Plaintiff buyers sued the defendant David Stanley Chevrolet, Inc., concerning their purchase of a vehicle at the defendant's car dealership. The defendant moved to compel arbitration. The plaintiffs alleged they were fraudulently induced into entering the arbitration agreement. The trial court found there was fraudulent inducement and overruled the motion to compel arbitration. The court of civil appeals reversed the trial court and remanded for further proceedings concerning the unconscionability of the arbitration agreement. Certiorari was granted.
Under the circumstances, did the trial court err in overruling the defendant car dealership’s motion to compel arbitration?
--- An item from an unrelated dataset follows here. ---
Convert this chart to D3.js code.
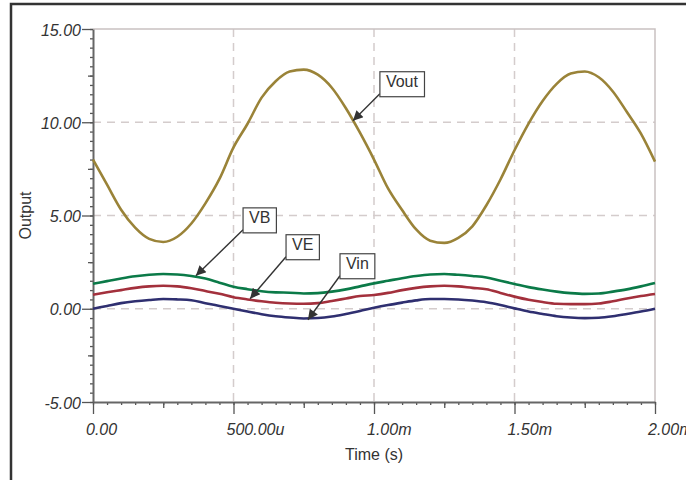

The court held that the trial court did not err in overruling a vehicle dealership's motion to compel arbitration under Oklahoma's Uniform Arbitration Act, Okla. Stat. tit. 12, § 1851 et seq. (2011), of a buyer's claims because the evidence supported a finding of fraud in the inducement and because a specific challenge to the existence of a valid arbitration agreement was a matter for the court. Although the ruling did not specify whether it was based on actual fraud under Okla. Stat. tit. 15, § 58 (2011) or constructive fraud under Okla. Stat. tit. 15, § 59 (2011), both had the same legal consequences, and a failure to inform the buyer of an inconspicuous arbitration clause supported the ruling under a theory of constructive fraud because the finance manager's statements and the document's structure created a false impression that the buyer was signing only to verify trade-in information.